In the Botswana side, major towns in the Kalahari include Ghanzi, Tshane, Tshabong, and Orapa. In the Namibian portion of the Kalahari, the villages of Gobabis and Mariental are important regional centres. Rietfontein, Noenieput, and Severn are important South African towns in the desert.
The Kalahari is rich in minerals, particularly in Botswana. Mineral companies have discovered large coal, copper, and nickel deposits and one of the largest diamond mines in the world is located at Orapa in the Makgadikgadi, which opened there in 1971. The paved Trans-Kalahari Highway connects all major mining, commercial, and farming areas.
Christo stops at the campsite which I will call home for a few days. I greet him fondly with a handshake and smile, “Thanks,” and wonder how lonely he must be. Not seeing people for months, just scattered thorn bush balls rolling across the planes passing in front of his little house on a hill.
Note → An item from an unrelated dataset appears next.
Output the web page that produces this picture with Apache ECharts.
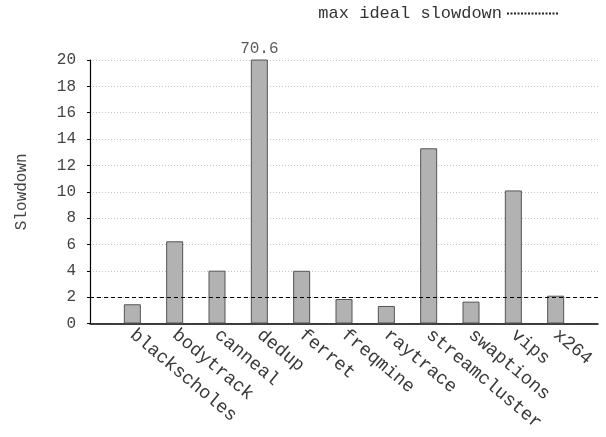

The shadows creep closer, the last red glows of a perfect sunset cascade across the Namibian horizon. The silence is audible and tonight, I will sleep underneath the stars, a light you can never switch off. I wriggle my toes deeper into the soft sand, Amarula liquor in hand, watching the last rays disappear while the fires burn high, getting ready for a barbecue with new friends from across the globe.
Although Namibia is more famous for being the home of the Namib Desert, the eastern and southern Namibia is covered by the enigmatic Kalahari. It’s nothing like the tall creamy sand dunes associated with Sossusvlei. It’s a colour harmony of golden-brown grass and kilometres and kilometres of copper-red dunes.